• **DATA EXCERPT**
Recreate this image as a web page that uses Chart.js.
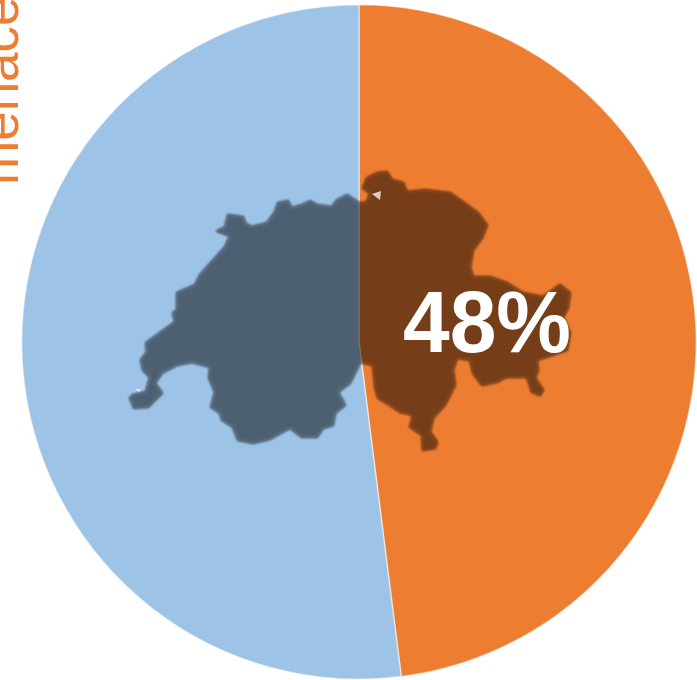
<!DOCTYPE html>
<html lang="en">
<head>
  <meta charset="UTF-8">
  <title>menace</title>
  <script src="https://cdn.jsdelivr.net/npm/chart.js"></script>
  <style>
    html, body { margin: 0; padding: 0; background: white; overflow: hidden; }
    canvas { display: block; }
  </style>
</head>
<body>

<canvas id="pie" width="697" height="680"></canvas>

<script>
  const categories = ['menace', 'other'];
  const values = [48, 52];
  const colors = ['#ED7D31', '#9DC3E6'];
  const sideLabel = 'menace';

  // silhouette of Switzerland, traced in canvas pixels (decoration, not data)
  const swissOutline = [
    [358,202],[347,195],[337,200],[332,207],[317,205],[310,201],[302,205],[292,208],[288,201],[278,203],
    [275,212],[267,223],[252,227],[245,223],[243,217],[228,215],[225,227],[217,231],[230,236],[225,247],
    [215,258],[200,275],[195,285],[177,293],[177,310],[173,313],[175,322],[157,335],[146,343],[147,352],
    [141,360],[143,370],[150,377],[146,392],[133,395],[130,398],[134,408],[148,407],[162,393],[155,383],
    [162,373],[177,365],[192,362],[210,367],[209,378],[215,392],[211,407],[220,413],[222,420],[233,427],
    [238,440],[253,443],[270,439],[290,428],[302,437],[317,437],[323,428],[333,425],[335,413],[345,405],
    [338,392],[350,383],[358,367],[360,362],[373,365],[375,387],[378,398],[393,407],[400,412],[413,415],
    [410,427],[422,435],[423,450],[435,448],[437,442],[430,432],[433,418],[445,405],[455,385],[453,370],
    [457,358],[470,360],[473,373],[482,385],[497,382],[507,377],[527,377],[532,392],[540,395],[543,390],
    [535,378],[538,370],[537,360],[567,350],[570,333],[563,317],[568,308],[570,293],[560,285],[543,297],
    [523,293],[507,283],[490,277],[473,277],[470,267],[473,250],[482,238],[487,225],[478,213],[463,202],
    [450,193],[425,190],[407,192],[403,183],[392,180],[387,172],[377,173],[367,178],[363,188],[370,193],
    [367,202],[360,203]
  ];
  const swissNicks = [
    [[372,194],[381,191],[380,200]],
    [[135,389],[141,389],[139,392]]
  ];

  function tracePoly(ctx, pts) {
    ctx.beginPath();
    pts.forEach((p, i) => i ? ctx.lineTo(p[0], p[1]) : ctx.moveTo(p[0], p[1]));
    ctx.closePath();
  }

  const overlay = {
    id: 'overlay',
    afterDraw(chart) {
      const ctx = chart.ctx;
      ctx.save();

      // fill and stroke on a layer first, so the 50% black does not double up
      const layer = document.createElement('canvas');
      layer.width = chart.width;
      layer.height = chart.height;
      const lctx = layer.getContext('2d');
      lctx.filter = 'blur(0.8px)';
      lctx.lineJoin = 'round';
      lctx.lineWidth = 2.5;
      tracePoly(lctx, swissOutline);
      lctx.fill();
      lctx.stroke();
      ctx.globalAlpha = 0.5;
      ctx.drawImage(layer, 0, 0);
      ctx.globalAlpha = 1;

      ctx.fillStyle = 'rgba(255,240,230,0.8)';
      swissNicks.forEach(n => { tracePoly(ctx, n); ctx.fill(); });

      // percentage on the orange slice
      ctx.fillStyle = 'white';
      ctx.font = 'bold 88px "Liberation Sans", Arial, sans-serif';
      ctx.textAlign = 'left';
      ctx.textBaseline = 'alphabetic';
      ctx.fillText(values[0] + '%', 403, 352, 168);

      // rotated word cut off by the left edge
      ctx.translate(18, 185);
      ctx.rotate(-Math.PI / 2);
      ctx.fillStyle = colors[0];
      ctx.font = '53px "Liberation Sans", Arial, sans-serif';
      ctx.fillText(sideLabel, 0, 0);

      ctx.restore();
    }
  };

  new Chart(document.getElementById('pie').getContext('2d'), {
    type: 'pie',
    data: {
      labels: categories,
      datasets: [{
        data: values,
        backgroundColor: colors,
        borderColor: 'rgba(255,255,255,0.5)',
        borderWidth: 1.5
      }]
    },
    options: {
      responsive: false,
      animation: false,
      layout: { padding: { left: 21, top: 4, right: 0, bottom: 0 } },
      plugins: {
        legend: { display: false },
        tooltip: { enabled: false }
      }
    },
    plugins: [overlay]
  });
</script>

</body>
</html>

• **THE EXERCISE**
Copy the whole listing above word for word but do not carry over the pictures.

• **EXERCISE OUTPUT**
Recreate this image as a web page that uses Chart.js.
<!DOCTYPE html>
<html lang="en">
<head>
  <meta charset="UTF-8">
  <title>menace</title>
  <script src="https://cdn.jsdelivr.net/npm/chart.js"></script>
  <style>
    html, body { margin: 0; padding: 0; background: white; overflow: hidden; }
    canvas { display: block; }
  </style>
</head>
<body>

<canvas id="pie" width="697" height="680"></canvas>

<script>
  const categories = ['menace', 'other'];
  const values = [48, 52];
  const colors = ['#ED7D31', '#9DC3E6'];
  const sideLabel = 'menace';

  // silhouette of Switzerland, traced in canvas pixels (decoration, not data)
  const swissOutline = [
    [358,202],[347,195],[337,200],[332,207],[317,205],[310,201],[302,205],[292,208],[288,201],[278,203],
    [275,212],[267,223],[252,227],[245,223],[243,217],[228,215],[225,227],[217,231],[230,236],[225,247],
    [215,258],[200,275],[195,285],[177,293],[177,310],[173,313],[175,322],[157,335],[146,343],[147,352],
    [141,360],[143,370],[150,377],[146,392],[133,395],[130,398],[134,408],[148,407],[162,393],[155,383],
    [162,373],[177,365],[192,362],[210,367],[209,378],[215,392],[211,407],[220,413],[222,420],[233,427],
    [238,440],[253,443],[270,439],[290,428],[302,437],[317,437],[323,428],[333,425],[335,413],[345,405],
    [338,392],[350,383],[358,367],[360,362],[373,365],[375,387],[378,398],[393,407],[400,412],[413,415],
    [410,427],[422,435],[423,450],[435,448],[437,442],[430,432],[433,418],[445,405],[455,385],[453,370],
    [457,358],[470,360],[473,373],[482,385],[497,382],[507,377],[527,377],[532,392],[540,395],[543,390],
    [535,378],[538,370],[537,360],[567,350],[570,333],[563,317],[568,308],[570,293],[560,285],[543,297],
    [523,293],[507,283],[490,277],[473,277],[470,267],[473,250],[482,238],[487,225],[478,213],[463,202],
    [450,193],[425,190],[407,192],[403,183],[392,180],[387,172],[377,173],[367,178],[363,188],[370,193],
    [367,202],[360,203]
  ];
  const swissNicks = [
    [[372,194],[381,191],[380,200]],
    [[135,389],[141,389],[139,392]]
  ];

  function tracePoly(ctx, pts) {
    ctx.beginPath();
    pts.forEach((p, i) => i ? ctx.lineTo(p[0], p[1]) : ctx.moveTo(p[0], p[1]));
    ctx.closePath();
  }

  const overlay = {
    id: 'overlay',
    afterDraw(chart) {
      const ctx = chart.ctx;
      ctx.save();

      // fill and stroke on a layer first, so the 50% black does not double up
      const layer = document.createElement('canvas');
      layer.width = chart.width;
      layer.height = chart.height;
      const lctx = layer.getContext('2d');
      lctx.filter = 'blur(0.8px)';
      lctx.lineJoin = 'round';
      lctx.lineWidth = 2.5;
      tracePoly(lctx, swissOutline);
      lctx.fill();
      lctx.stroke();
      ctx.globalAlpha = 0.5;
      ctx.drawImage(layer, 0, 0);
      ctx.globalAlpha = 1;

      ctx.fillStyle = 'rgba(255,240,230,0.8)';
      swissNicks.forEach(n => { tracePoly(ctx, n); ctx.fill(); });

      // percentage on the orange slice
      ctx.fillStyle = 'white';
      ctx.font = 'bold 88px "Liberation Sans", Arial, sans-serif';
      ctx.textAlign = 'left';
      ctx.textBaseline = 'alphabetic';
      ctx.fillText(values[0] + '%', 403, 352, 168);

      // rotated word cut off by the left edge
      ctx.translate(18, 185);
      ctx.rotate(-Math.PI / 2);
      ctx.fillStyle = colors[0];
      ctx.font = '53px "Liberation Sans", Arial, sans-serif';
      ctx.fillText(sideLabel, 0, 0);

      ctx.restore();
    }
  };

  new Chart(document.getElementById('pie').getContext('2d'), {
    type: 'pie',
    data: {
      labels: categories,
      datasets: [{
        data: values,
        backgroundColor: colors,
        borderColor: 'rgba(255,255,255,0.5)',
        borderWidth: 1.5
      }]
    },
    options: {
      responsive: false,
      animation: false,
      layout: { padding: { left: 21, top: 4, right: 0, bottom: 0 } },
      plugins: {
        legend: { display: false },
        tooltip: { enabled: false }
      }
    },
    plugins: [overlay]
  });
</script>

</body>
</html>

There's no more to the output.